##### Raw data #####

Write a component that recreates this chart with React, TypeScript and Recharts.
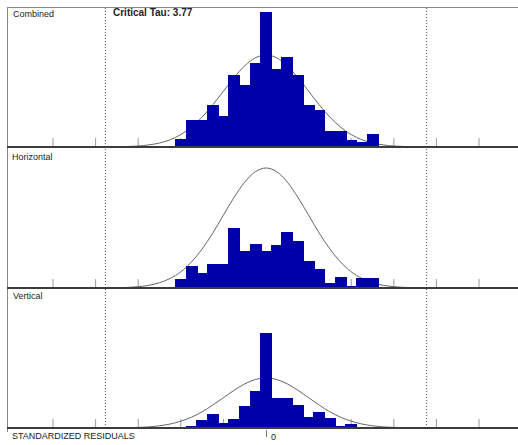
import { ComposedChart, Bar, Line, XAxis, YAxis, ReferenceLine } from "recharts";

// histogram bin centres (standardized residual units)
const binCenters = [
  -2.25, -2, -1.75, -1.5, -1.25, -1, -0.75, -0.5, -0.25, 0,
  0.25, 0.5, 0.75, 1, 1.25, 1.5, 1.75, 2, 2.25, 2.5,
];
const combinedCounts = [0, 8, 27, 27, 42, 31, 72, 62, 84, 135, 78, 90, 72, 42, 37, 16, 16, 7, 5, 13];
const horizontalCounts = [0, 9, 22, 15, 24, 24, 60, 37, 44, 37, 43, 56, 47, 27, 19, 5, 11, 2, 10, 10];
const verticalCounts = [0, 0, 2, 8, 14, 5, 9, 22, 37, 95, 30, 30, 23, 11, 16, 10, 2, 4, 0, 0];

// fitted normal curve, read at 0.25 steps
const curveX = [
  -3.5, -3.25, -3, -2.75, -2.5, -2.25, -2, -1.75, -1.5, -1.25, -1, -0.75, -0.5, -0.25, 0,
  0.25, 0.5, 0.75, 1, 1.25, 1.5, 1.75, 2, 2.25, 2.5, 2.75, 3, 3.25, 3.5,
];
const combinedCurve = [
  0.2, 0.5, 1.0, 2.1, 4.0, 7.3, 12.4, 19.9, 29.9, 42.1, 55.8, 69.4, 81.2, 89.2, 92,
  89.2, 81.2, 69.4, 55.8, 42.1, 29.9, 19.9, 12.4, 7.3, 4.0, 2.1, 1.0, 0.5, 0.2,
];
const horizontalCurve = [
  0.3, 0.6, 1.3, 2.7, 5.3, 9.6, 16.2, 26.0, 39.0, 54.9, 72.8, 90.6, 105.9, 116.3, 120,
  116.3, 105.9, 90.6, 72.8, 54.9, 39.0, 26.0, 16.2, 9.6, 5.3, 2.7, 1.3, 0.6, 0.3,
];
const verticalCurve = [
  0.1, 0.3, 0.6, 1.1, 2.2, 4.0, 6.8, 10.8, 16.2, 22.9, 30.3, 37.7, 44.1, 48.5, 50,
  48.5, 44.1, 37.7, 30.3, 22.9, 16.2, 10.8, 6.8, 4.0, 2.2, 1.1, 0.6, 0.3, 0.1,
];

const axisTicks = [-5, -4, -3, -2, -1, 0, 1, 2, 3, 4, 5];
const criticalTau = 3.77;

const BLUE = "#0000a8";
const font = "'Liberation Sans', Arial, sans-serif";
const X_DOMAIN: [number, number] = [-6.08, 5.915];
const CHART = { width: 511, height: 142, margin: { top: 0, right: 0, bottom: 2, left: 0 } };

function buildRows(counts: number[], curve: number[]) {
  return curveX.map((x, i) => {
    const b = binCenters.indexOf(x);
    return { x, curve: curve[i], count: b >= 0 && counts[b] > 0 ? counts[b] : null };
  });
}

// bars drawn a bit wider so neighbours touch like a histogram
const HistBar = (p: any) => {
  if (!p.height) return null;
  return (
    <rect
      x={Math.floor(p.x - 1)}
      y={p.y}
      width={Math.ceil(p.width + 2)}
      height={p.height}
      fill={BLUE}
      shapeRendering="crispEdges"
    />
  );
};

function Panel({ counts, curve, top }: { counts: number[]; curve: number[]; top: number }) {
  const rows = buildRows(counts, curve);
  const axes = [
    <XAxis key="x" dataKey="x" type="number" domain={X_DOMAIN} allowDataOverflow hide />,
    <YAxis key="y" type="number" domain={[0, 140]} allowDataOverflow hide />,
  ];
  return (
    <div style={{ position: "absolute", left: 7, top, width: 511, height: 142 }}>
      {/* normal curve sits behind the bars */}
      <div style={{ position: "absolute", left: 0, top: 0 }}>
        <ComposedChart {...CHART} data={rows}>
          {axes}
          <ReferenceLine x={-criticalTau} stroke="#555" strokeDasharray="1 2" />
          <ReferenceLine x={criticalTau} stroke="#555" strokeDasharray="1 2" />
          {axisTicks.map((t) => (
            <ReferenceLine
              key={t}
              segment={[{ x: t, y: 0 }, { x: t, y: 9 }]}
              stroke="#999"
              ifOverflow="visible"
            />
          ))}
          <Line
            dataKey="curve"
            type="monotone"
            stroke="#666"
            strokeWidth={1}
            dot={false}
            isAnimationActive={false}
          />
        </ComposedChart>
      </div>
      <div style={{ position: "absolute", left: 0, top: 0 }}>
        <ComposedChart {...CHART} data={rows} barCategoryGap={0} barGap={0}>
          {axes}
          <Bar dataKey="count" fill={BLUE} barSize={11} shape={HistBar} isAnimationActive={false} />
          <ReferenceLine y={0} stroke="#3c3c3c" strokeWidth={2} ifOverflow="visible" />
        </ComposedChart>
      </div>
    </div>
  );
}

const label = (text: string, left: number, top: number, bold = false) => (
  <div
    style={{
      position: "absolute",
      left,
      top,
      fontFamily: font,
      fontSize: bold ? 10 : 9,
      fontWeight: bold ? 700 : 400,
      color: "#222",
      lineHeight: "10px",
      whiteSpace: "nowrap",
    }}
  >
    {text}
  </div>
);

export default function App() {
  return (
    <div
      style={{
        position: "absolute",
        left: 0,
        top: 0,
        width: 518,
        height: 445,
        background: "#fff",
        overflow: "hidden",
      }}
    >
      <div
        style={{
          position: "absolute",
          left: 7,
          top: 7,
          width: 520,
          height: 424,
          borderLeft: "1px solid #888",
          borderTop: "1px solid #888",
        }}
      />
      <Panel counts={combinedCounts} curve={combinedCurve} top={7} />
      <Panel counts={horizontalCounts} curve={horizontalCurve} top={148} />
      <Panel counts={verticalCounts} curve={verticalCurve} top={288} />
      {label("Combined", 13, 9)}
      {label("Critical Tau:  3.77", 113, 8, true)}
      {label("Horizontal", 12, 152)}
      {label("Vertical", 13, 291)}
      {label("STANDARDIZED RESIDUALS", 12, 431)}
      <div style={{ position: "absolute", left: 266, top: 430, width: 1, height: 7, background: "#777" }} />
      {label("0", 271, 432)}
    </div>
  );
}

#####

Task instructions:
Copy out each line exactly, without the pictures.

Exercise response:
Write a component that recreates this chart with React, TypeScript and Recharts.
import { ComposedChart, Bar, Line, XAxis, YAxis, ReferenceLine } from "recharts";

// histogram bin centres (standardized residual units)
const binCenters = [
  -2.25, -2, -1.75, -1.5, -1.25, -1, -0.75, -0.5, -0.25, 0,
  0.25, 0.5, 0.75, 1, 1.25, 1.5, 1.75, 2, 2.25, 2.5,
];
const combinedCounts = [0, 8, 27, 27, 42, 31, 72, 62, 84, 135, 78, 90, 72, 42, 37, 16, 16, 7, 5, 13];
const horizontalCounts = [0, 9, 22, 15, 24, 24, 60, 37, 44, 37, 43, 56, 47, 27, 19, 5, 11, 2, 10, 10];
const verticalCounts = [0, 0, 2, 8, 14, 5, 9, 22, 37, 95, 30, 30, 23, 11, 16, 10, 2, 4, 0, 0];

// fitted normal curve, read at 0.25 steps
const curveX = [
  -3.5, -3.25, -3, -2.75, -2.5, -2.25, -2, -1.75, -1.5, -1.25, -1, -0.75, -0.5, -0.25, 0,
  0.25, 0.5, 0.75, 1, 1.25, 1.5, 1.75, 2, 2.25, 2.5, 2.75, 3, 3.25, 3.5,
];
const combinedCurve = [
  0.2, 0.5, 1.0, 2.1, 4.0, 7.3, 12.4, 19.9, 29.9, 42.1, 55.8, 69.4, 81.2, 89.2, 92,
  89.2, 81.2, 69.4, 55.8, 42.1, 29.9, 19.9, 12.4, 7.3, 4.0, 2.1, 1.0, 0.5, 0.2,
];
const horizontalCurve = [
  0.3, 0.6, 1.3, 2.7, 5.3, 9.6, 16.2, 26.0, 39.0, 54.9, 72.8, 90.6, 105.9, 116.3, 120,
  116.3, 105.9, 90.6, 72.8, 54.9, 39.0, 26.0, 16.2, 9.6, 5.3, 2.7, 1.3, 0.6, 0.3,
];
const verticalCurve = [
  0.1, 0.3, 0.6, 1.1, 2.2, 4.0, 6.8, 10.8, 16.2, 22.9, 30.3, 37.7, 44.1, 48.5, 50,
  48.5, 44.1, 37.7, 30.3, 22.9, 16.2, 10.8, 6.8, 4.0, 2.2, 1.1, 0.6, 0.3, 0.1,
];

const axisTicks = [-5, -4, -3, -2, -1, 0, 1, 2, 3, 4, 5];
const criticalTau = 3.77;

const BLUE = "#0000a8";
const font = "'Liberation Sans', Arial, sans-serif";
const X_DOMAIN: [number, number] = [-6.08, 5.915];
const CHART = { width: 511, height: 142, margin: { top: 0, right: 0, bottom: 2, left: 0 } };

function buildRows(counts: number[], curve: number[]) {
  return curveX.map((x, i) => {
    const b = binCenters.indexOf(x);
    return { x, curve: curve[i], count: b >= 0 && counts[b] > 0 ? counts[b] : null };
  });
}

// bars drawn a bit wider so neighbours touch like a histogram
const HistBar = (p: any) => {
  if (!p.height) return null;
  return (
    <rect
      x={Math.floor(p.x - 1)}
      y={p.y}
      width={Math.ceil(p.width + 2)}
      height={p.height}
      fill={BLUE}
      shapeRendering="crispEdges"
    />
  );
};

function Panel({ counts, curve, top }: { counts: number[]; curve: number[]; top: number }) {
  const rows = buildRows(counts, curve);
  const axes = [
    <XAxis key="x" dataKey="x" type="number" domain={X_DOMAIN} allowDataOverflow hide />,
    <YAxis key="y" type="number" domain={[0, 140]} allowDataOverflow hide />,
  ];
  return (
    <div style={{ position: "absolute", left: 7, top, width: 511, height: 142 }}>
      {/* normal curve sits behind the bars */}
      <div style={{ position: "absolute", left: 0, top: 0 }}>
        <ComposedChart {...CHART} data={rows}>
          {axes}
          <ReferenceLine x={-criticalTau} stroke="#555" strokeDasharray="1 2" />
          <ReferenceLine x={criticalTau} stroke="#555" strokeDasharray="1 2" />
          {axisTicks.map((t) => (
            <ReferenceLine
              key={t}
              segment={[{ x: t, y: 0 }, { x: t, y: 9 }]}
              stroke="#999"
              ifOverflow="visible"
            />
          ))}
          <Line
            dataKey="curve"
            type="monotone"
            stroke="#666"
            strokeWidth={1}
            dot={false}
            isAnimationActive={false}
          />
        </ComposedChart>
      </div>
      <div style={{ position: "absolute", left: 0, top: 0 }}>
        <ComposedChart {...CHART} data={rows} barCategoryGap={0} barGap={0}>
          {axes}
          <Bar dataKey="count" fill={BLUE} barSize={11} shape={HistBar} isAnimationActive={false} />
          <ReferenceLine y={0} stroke="#3c3c3c" strokeWidth={2} ifOverflow="visible" />
        </ComposedChart>
      </div>
    </div>
  );
}

const label = (text: string, left: number, top: number, bold = false) => (
  <div
    style={{
      position: "absolute",
      left,
      top,
      fontFamily: font,
      fontSize: bold ? 10 : 9,
      fontWeight: bold ? 700 : 400,
      color: "#222",
      lineHeight: "10px",
      whiteSpace: "nowrap",
    }}
  >
    {text}
  </div>
);

export default function App() {
  return (
    <div
      style={{
        position: "absolute",
        left: 0,
        top: 0,
        width: 518,
        height: 445,
        background: "#fff",
        overflow: "hidden",
      }}
    >
      <div
        style={{
          position: "absolute",
          left: 7,
          top: 7,
          width: 520,
          height: 424,
          borderLeft: "1px solid #888",
          borderTop: "1px solid #888",
        }}
      />
      <Panel counts={combinedCounts} curve={combinedCurve} top={7} />
      <Panel counts={horizontalCounts} curve={horizontalCurve} top={148} />
      <Panel counts={verticalCounts} curve={verticalCurve} top={288} />
      {label("Combined", 13, 9)}
      {label("Critical Tau:  3.77", 113, 8, true)}
      {label("Horizontal", 12, 152)}
      {label("Vertical", 13, 291)}
      {label("STANDARDIZED RESIDUALS", 12, 431)}
      <div style={{ position: "absolute", left: 266, top: 430, width: 1, height: 7, background: "#777" }} />
      {label("0", 271, 432)}
    </div>
  );
}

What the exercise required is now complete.